MATERIAL:

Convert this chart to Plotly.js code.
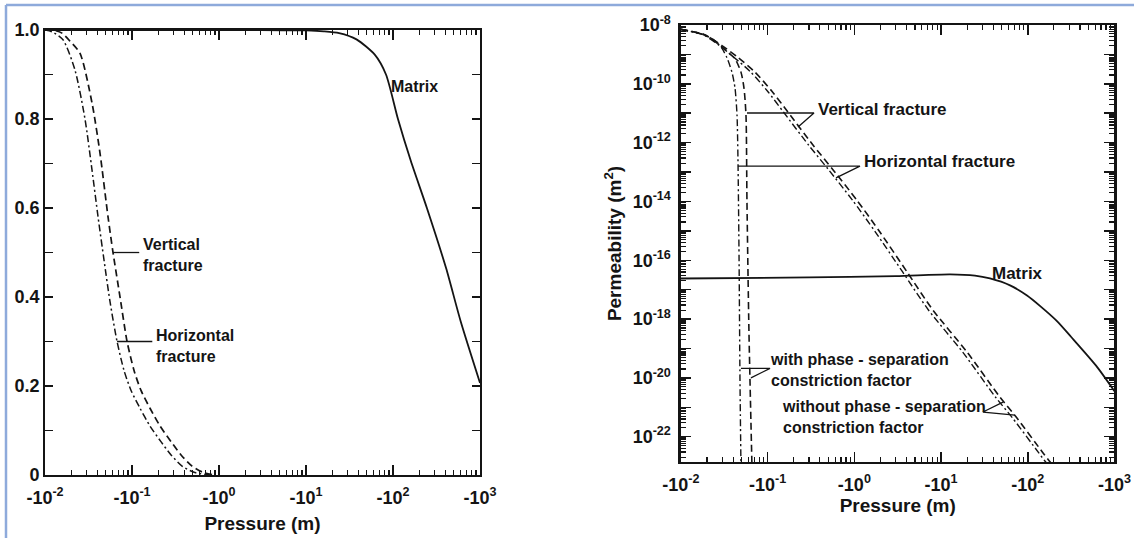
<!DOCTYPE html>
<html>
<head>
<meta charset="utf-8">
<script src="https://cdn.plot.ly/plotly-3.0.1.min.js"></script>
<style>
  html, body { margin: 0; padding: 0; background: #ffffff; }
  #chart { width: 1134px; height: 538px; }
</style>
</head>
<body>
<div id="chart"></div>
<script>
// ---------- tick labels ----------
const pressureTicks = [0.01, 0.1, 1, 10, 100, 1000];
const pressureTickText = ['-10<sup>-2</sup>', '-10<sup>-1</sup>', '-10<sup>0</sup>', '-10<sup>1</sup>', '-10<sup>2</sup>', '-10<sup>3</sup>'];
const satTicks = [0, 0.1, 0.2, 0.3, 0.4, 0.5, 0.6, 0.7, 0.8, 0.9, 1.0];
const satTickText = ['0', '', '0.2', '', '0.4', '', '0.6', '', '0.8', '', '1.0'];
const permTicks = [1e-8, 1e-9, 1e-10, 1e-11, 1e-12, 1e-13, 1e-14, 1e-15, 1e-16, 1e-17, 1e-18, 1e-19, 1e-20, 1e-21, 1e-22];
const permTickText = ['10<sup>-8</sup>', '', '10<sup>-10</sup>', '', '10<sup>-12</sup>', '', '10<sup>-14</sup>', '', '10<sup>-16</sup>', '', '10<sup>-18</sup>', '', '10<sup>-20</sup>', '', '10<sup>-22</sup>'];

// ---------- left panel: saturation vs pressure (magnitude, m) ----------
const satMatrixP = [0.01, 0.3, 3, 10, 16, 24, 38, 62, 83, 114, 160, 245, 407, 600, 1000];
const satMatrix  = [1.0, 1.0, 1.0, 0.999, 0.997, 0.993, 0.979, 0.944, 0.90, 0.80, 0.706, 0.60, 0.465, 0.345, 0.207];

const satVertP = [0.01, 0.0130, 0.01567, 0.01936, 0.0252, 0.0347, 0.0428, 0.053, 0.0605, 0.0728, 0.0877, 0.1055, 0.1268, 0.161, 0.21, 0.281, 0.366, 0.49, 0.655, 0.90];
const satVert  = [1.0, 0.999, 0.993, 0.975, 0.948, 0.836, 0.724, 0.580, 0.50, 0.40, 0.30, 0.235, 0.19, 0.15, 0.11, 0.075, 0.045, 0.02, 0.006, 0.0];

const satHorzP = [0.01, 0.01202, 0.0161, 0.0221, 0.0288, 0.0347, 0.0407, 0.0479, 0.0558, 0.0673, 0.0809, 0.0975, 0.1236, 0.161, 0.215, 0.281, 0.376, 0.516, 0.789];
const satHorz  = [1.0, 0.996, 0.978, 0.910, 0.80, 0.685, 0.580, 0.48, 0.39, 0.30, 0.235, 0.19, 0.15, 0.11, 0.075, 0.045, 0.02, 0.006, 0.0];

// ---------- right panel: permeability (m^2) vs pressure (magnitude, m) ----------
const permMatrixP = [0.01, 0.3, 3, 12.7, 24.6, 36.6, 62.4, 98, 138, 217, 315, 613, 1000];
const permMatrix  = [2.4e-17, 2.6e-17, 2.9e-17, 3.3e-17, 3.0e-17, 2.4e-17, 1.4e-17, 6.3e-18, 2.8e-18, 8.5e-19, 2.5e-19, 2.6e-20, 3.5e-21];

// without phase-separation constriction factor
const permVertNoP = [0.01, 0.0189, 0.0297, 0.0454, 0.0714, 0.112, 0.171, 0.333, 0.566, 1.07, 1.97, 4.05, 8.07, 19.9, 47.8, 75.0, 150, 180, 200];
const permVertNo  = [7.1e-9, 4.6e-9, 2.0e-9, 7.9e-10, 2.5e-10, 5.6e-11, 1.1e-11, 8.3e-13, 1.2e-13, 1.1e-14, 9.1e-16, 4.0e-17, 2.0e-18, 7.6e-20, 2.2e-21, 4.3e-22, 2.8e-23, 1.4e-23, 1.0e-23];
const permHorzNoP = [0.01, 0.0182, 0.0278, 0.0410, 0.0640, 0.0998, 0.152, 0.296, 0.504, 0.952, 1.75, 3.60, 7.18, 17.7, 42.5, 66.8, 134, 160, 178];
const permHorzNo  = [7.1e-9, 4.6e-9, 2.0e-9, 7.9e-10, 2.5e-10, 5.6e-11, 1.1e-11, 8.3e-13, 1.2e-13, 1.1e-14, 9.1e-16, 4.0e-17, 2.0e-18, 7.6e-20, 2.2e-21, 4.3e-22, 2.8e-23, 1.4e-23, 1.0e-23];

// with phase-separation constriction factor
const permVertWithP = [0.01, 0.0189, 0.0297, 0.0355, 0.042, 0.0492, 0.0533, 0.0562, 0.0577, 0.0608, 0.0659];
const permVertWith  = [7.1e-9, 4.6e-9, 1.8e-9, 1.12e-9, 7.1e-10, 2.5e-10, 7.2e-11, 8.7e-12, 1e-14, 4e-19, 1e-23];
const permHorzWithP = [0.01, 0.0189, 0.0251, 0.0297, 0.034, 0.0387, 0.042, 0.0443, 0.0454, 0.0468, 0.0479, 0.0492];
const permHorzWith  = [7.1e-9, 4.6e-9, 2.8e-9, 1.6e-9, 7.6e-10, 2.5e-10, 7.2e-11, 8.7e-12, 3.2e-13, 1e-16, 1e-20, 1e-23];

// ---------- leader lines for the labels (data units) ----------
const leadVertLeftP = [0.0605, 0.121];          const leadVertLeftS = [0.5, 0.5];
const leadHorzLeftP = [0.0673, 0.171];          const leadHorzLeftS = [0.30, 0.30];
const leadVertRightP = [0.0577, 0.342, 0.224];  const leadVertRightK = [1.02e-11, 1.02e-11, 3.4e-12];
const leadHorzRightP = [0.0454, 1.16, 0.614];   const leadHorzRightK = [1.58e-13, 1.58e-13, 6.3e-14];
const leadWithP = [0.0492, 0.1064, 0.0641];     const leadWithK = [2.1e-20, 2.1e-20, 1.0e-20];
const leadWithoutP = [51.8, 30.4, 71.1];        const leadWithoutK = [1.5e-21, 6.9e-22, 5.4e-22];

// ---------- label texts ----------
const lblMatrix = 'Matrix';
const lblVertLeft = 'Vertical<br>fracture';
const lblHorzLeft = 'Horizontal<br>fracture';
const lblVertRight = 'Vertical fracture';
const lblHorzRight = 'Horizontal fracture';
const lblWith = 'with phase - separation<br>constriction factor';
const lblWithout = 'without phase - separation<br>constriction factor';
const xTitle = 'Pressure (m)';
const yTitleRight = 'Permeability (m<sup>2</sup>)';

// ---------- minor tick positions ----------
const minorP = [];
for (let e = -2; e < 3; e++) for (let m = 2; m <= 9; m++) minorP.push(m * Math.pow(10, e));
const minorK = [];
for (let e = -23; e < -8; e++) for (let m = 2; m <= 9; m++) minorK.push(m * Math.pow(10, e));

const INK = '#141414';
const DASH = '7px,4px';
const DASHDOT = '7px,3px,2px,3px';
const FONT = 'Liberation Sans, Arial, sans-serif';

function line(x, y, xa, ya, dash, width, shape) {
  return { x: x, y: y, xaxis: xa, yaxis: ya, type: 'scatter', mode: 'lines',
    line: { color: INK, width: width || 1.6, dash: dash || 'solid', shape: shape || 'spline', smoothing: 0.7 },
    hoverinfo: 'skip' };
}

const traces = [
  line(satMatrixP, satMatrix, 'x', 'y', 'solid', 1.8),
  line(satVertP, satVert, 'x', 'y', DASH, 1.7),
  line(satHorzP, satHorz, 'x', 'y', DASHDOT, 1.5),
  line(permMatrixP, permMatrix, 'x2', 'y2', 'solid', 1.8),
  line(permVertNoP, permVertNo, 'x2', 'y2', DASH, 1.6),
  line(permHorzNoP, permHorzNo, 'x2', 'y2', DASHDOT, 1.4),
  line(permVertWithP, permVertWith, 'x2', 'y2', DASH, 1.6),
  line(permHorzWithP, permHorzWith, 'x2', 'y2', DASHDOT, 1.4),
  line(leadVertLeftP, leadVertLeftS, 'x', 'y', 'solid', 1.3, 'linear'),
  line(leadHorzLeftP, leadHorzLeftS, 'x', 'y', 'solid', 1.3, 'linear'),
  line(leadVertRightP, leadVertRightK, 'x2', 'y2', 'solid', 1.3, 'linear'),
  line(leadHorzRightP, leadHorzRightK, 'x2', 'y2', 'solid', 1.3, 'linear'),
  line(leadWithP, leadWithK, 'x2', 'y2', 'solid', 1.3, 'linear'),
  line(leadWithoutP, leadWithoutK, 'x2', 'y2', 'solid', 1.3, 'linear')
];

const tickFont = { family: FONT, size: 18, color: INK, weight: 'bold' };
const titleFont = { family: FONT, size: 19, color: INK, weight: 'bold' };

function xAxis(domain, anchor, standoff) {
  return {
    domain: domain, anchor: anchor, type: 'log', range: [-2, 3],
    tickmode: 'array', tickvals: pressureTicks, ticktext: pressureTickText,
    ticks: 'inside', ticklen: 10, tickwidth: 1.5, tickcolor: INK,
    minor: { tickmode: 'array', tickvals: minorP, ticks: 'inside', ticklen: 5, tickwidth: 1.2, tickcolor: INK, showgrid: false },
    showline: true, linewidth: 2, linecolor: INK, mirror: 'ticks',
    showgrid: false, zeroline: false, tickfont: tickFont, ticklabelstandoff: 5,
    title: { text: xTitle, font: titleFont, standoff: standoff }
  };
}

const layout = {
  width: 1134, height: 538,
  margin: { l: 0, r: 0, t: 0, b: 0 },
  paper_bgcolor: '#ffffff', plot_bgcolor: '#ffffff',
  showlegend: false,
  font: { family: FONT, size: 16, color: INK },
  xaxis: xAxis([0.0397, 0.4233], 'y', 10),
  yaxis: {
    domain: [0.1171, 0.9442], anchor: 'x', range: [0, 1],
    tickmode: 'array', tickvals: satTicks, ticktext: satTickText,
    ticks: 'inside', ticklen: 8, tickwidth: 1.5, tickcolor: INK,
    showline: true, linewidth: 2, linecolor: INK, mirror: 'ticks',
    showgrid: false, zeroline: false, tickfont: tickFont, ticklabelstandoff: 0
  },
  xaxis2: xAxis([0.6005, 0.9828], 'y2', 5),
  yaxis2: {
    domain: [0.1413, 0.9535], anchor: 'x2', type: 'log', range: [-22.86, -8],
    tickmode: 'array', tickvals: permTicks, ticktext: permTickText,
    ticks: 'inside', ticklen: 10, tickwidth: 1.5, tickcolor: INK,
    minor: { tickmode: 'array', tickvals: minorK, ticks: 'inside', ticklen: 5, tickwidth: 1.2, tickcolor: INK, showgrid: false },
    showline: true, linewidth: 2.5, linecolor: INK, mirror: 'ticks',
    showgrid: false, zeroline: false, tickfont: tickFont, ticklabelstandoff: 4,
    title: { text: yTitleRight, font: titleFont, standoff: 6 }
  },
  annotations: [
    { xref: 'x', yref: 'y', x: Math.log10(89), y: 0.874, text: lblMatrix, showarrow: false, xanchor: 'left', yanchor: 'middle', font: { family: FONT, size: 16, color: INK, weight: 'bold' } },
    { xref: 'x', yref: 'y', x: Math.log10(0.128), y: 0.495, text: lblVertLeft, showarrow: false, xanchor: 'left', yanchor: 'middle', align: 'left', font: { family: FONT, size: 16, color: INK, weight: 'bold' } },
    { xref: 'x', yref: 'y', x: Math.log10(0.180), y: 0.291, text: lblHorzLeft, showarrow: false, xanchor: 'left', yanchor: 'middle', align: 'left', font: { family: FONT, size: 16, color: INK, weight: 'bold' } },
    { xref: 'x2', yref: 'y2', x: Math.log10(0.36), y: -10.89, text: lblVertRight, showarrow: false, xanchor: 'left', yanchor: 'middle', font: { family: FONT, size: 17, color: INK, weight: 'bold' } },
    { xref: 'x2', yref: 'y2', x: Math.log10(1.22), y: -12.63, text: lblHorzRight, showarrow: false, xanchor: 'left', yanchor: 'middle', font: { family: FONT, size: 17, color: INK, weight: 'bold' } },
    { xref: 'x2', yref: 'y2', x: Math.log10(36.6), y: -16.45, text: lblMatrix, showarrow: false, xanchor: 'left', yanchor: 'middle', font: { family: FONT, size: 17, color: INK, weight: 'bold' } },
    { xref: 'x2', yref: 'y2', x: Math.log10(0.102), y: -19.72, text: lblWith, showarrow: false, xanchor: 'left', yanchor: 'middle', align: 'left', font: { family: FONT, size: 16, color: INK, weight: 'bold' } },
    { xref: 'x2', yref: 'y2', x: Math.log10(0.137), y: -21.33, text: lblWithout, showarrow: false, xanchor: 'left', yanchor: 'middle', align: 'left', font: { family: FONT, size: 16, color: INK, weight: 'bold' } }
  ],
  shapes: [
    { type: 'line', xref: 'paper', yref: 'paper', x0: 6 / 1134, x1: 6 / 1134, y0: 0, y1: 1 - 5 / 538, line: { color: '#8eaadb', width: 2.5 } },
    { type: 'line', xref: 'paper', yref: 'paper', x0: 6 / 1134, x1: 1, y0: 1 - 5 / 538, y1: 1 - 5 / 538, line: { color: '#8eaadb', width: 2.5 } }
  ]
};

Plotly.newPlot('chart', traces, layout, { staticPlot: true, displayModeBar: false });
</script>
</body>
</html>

PROBLEM TO WORK ON:
Exactly reproduce the run of lines from the start of the listing through the line with "0.465, 0.345, 0.207];", inclusive; pictures are not copied.

RESULT OF THIS TASK:
Convert this chart to Plotly.js code.
<!DOCTYPE html>
<html>
<head>
<meta charset="utf-8">
<script src="https://cdn.plot.ly/plotly-3.0.1.min.js"></script>
<style>
  html, body { margin: 0; padding: 0; background: #ffffff; }
  #chart { width: 1134px; height: 538px; }
</style>
</head>
<body>
<div id="chart"></div>
<script>
// ---------- tick labels ----------
const pressureTicks = [0.01, 0.1, 1, 10, 100, 1000];
const pressureTickText = ['-10<sup>-2</sup>', '-10<sup>-1</sup>', '-10<sup>0</sup>', '-10<sup>1</sup>', '-10<sup>2</sup>', '-10<sup>3</sup>'];
const satTicks = [0, 0.1, 0.2, 0.3, 0.4, 0.5, 0.6, 0.7, 0.8, 0.9, 1.0];
const satTickText = ['0', '', '0.2', '', '0.4', '', '0.6', '', '0.8', '', '1.0'];
const permTicks = [1e-8, 1e-9, 1e-10, 1e-11, 1e-12, 1e-13, 1e-14, 1e-15, 1e-16, 1e-17, 1e-18, 1e-19, 1e-20, 1e-21, 1e-22];
const permTickText = ['10<sup>-8</sup>', '', '10<sup>-10</sup>', '', '10<sup>-12</sup>', '', '10<sup>-14</sup>', '', '10<sup>-16</sup>', '', '10<sup>-18</sup>', '', '10<sup>-20</sup>', '', '10<sup>-22</sup>'];

// ---------- left panel: saturation vs pressure (magnitude, m) ----------
const satMatrixP = [0.01, 0.3, 3, 10, 16, 24, 38, 62, 83, 114, 160, 245, 407, 600, 1000];
const satMatrix  = [1.0, 1.0, 1.0, 0.999, 0.997, 0.993, 0.979, 0.944, 0.90, 0.80, 0.706, 0.60, 0.465, 0.345, 0.207];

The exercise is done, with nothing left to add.